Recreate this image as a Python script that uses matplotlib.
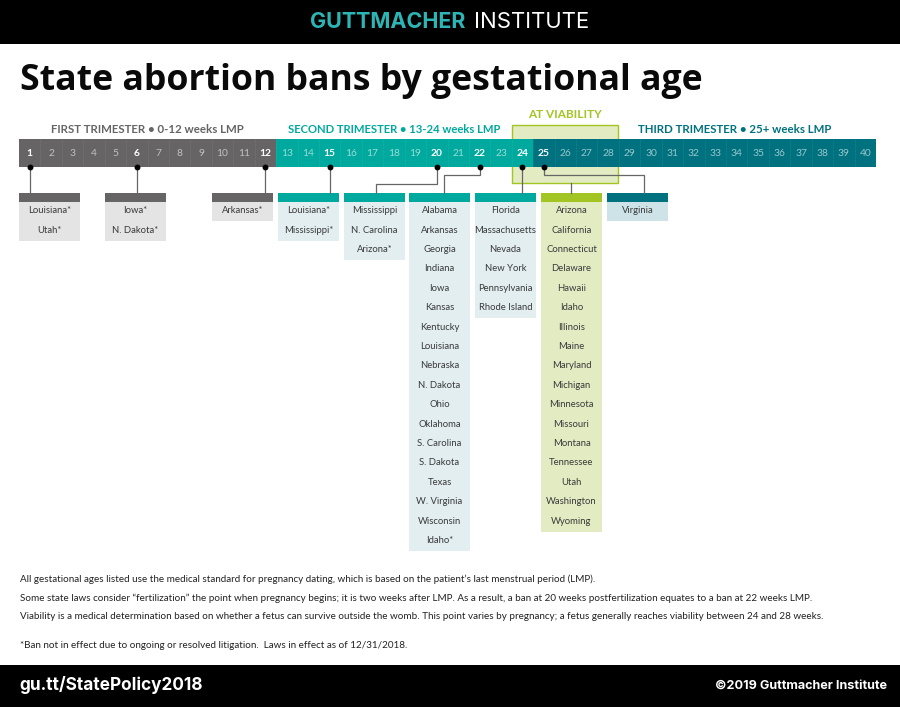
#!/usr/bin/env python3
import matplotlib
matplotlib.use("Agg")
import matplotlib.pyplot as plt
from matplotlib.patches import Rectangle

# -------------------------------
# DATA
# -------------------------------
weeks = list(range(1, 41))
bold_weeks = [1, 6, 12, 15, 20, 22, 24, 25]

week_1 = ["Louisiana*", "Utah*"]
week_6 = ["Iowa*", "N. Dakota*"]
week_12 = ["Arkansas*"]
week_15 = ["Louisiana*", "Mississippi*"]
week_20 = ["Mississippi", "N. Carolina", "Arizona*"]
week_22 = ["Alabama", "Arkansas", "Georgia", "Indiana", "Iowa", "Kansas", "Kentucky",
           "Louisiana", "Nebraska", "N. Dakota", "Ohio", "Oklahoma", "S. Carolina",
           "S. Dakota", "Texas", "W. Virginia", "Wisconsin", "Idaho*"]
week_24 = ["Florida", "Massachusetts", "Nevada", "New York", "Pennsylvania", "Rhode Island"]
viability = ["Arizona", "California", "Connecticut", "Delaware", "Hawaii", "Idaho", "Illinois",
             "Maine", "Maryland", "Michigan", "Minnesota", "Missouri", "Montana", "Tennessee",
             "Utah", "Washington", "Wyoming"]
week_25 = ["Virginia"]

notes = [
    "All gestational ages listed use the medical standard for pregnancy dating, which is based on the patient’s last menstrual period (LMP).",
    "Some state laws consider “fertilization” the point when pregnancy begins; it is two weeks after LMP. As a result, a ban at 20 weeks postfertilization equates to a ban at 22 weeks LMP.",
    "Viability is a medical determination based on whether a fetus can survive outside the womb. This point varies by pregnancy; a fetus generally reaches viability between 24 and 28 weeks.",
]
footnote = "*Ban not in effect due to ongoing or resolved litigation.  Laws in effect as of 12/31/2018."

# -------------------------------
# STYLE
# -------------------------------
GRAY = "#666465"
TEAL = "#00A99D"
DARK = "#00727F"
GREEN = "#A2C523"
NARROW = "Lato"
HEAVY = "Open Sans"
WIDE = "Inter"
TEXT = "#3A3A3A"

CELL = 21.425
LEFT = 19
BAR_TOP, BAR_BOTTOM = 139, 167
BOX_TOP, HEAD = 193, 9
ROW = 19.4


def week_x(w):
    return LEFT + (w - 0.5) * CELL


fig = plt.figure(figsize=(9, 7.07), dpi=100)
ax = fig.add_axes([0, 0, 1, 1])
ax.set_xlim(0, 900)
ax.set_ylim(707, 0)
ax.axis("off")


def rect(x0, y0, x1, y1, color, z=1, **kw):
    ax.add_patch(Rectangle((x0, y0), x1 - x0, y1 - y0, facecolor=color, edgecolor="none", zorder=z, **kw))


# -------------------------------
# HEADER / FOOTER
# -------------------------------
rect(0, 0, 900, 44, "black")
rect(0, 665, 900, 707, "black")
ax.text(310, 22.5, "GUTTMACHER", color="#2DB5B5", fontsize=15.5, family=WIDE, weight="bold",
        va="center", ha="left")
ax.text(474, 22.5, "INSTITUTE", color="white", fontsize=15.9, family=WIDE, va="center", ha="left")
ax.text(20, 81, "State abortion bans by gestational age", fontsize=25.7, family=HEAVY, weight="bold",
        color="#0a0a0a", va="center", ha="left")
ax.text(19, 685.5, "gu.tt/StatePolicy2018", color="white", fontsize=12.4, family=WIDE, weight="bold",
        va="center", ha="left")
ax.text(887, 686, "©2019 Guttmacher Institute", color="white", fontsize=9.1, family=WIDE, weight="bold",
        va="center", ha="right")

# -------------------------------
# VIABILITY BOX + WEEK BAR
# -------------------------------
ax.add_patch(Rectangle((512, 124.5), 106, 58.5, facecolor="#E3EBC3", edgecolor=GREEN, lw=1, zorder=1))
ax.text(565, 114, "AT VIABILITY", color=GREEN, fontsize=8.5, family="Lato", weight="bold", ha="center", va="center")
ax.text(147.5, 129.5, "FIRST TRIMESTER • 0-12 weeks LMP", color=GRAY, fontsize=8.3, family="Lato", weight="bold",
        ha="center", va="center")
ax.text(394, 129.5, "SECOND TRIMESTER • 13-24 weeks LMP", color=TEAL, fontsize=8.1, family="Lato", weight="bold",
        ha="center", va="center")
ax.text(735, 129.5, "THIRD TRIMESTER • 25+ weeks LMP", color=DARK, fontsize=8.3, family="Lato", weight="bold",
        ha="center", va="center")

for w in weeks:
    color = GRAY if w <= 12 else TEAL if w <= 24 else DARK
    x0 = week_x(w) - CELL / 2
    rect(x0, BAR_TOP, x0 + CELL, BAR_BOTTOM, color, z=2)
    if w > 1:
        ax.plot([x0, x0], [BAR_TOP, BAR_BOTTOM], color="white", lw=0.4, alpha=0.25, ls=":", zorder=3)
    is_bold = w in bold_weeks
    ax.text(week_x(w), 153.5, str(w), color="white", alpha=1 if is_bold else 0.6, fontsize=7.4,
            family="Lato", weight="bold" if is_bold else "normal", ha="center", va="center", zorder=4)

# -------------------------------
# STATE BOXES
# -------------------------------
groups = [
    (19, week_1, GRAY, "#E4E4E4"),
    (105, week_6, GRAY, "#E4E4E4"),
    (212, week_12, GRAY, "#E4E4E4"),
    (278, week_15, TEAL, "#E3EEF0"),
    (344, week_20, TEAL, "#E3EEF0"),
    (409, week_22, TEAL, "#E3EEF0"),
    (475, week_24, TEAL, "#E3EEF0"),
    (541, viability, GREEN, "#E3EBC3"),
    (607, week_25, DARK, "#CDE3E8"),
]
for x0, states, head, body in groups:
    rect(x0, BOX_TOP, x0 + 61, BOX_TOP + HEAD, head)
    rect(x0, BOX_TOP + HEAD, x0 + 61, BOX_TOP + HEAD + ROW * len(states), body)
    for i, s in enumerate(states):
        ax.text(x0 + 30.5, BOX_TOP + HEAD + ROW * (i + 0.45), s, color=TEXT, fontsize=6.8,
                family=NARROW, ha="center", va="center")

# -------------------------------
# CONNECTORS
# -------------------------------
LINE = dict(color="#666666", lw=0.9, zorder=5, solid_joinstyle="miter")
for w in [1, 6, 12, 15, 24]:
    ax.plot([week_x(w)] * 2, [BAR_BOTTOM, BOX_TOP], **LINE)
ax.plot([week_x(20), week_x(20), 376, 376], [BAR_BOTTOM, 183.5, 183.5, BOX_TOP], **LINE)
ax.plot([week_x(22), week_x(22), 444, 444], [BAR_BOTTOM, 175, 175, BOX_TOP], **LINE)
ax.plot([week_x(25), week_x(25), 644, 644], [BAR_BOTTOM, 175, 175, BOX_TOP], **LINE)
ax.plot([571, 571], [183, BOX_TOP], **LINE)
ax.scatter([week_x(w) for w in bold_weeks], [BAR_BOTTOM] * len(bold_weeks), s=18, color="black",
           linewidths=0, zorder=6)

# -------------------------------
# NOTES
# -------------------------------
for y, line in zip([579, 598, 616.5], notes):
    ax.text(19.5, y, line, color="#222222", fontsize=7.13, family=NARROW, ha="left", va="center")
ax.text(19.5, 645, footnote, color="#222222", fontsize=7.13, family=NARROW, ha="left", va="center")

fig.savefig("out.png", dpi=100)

*-*-*

* WHAT TO PRODUCE *
Where a line in the material above holds "matplotlib", copy that line.

* SOLUTION FOR THIS TASK *
Recreate this image as a Python script that uses matplotlib.
import matplotlib
matplotlib.use("Agg")
import matplotlib.pyplot as plt
from matplotlib.patches import Rectangle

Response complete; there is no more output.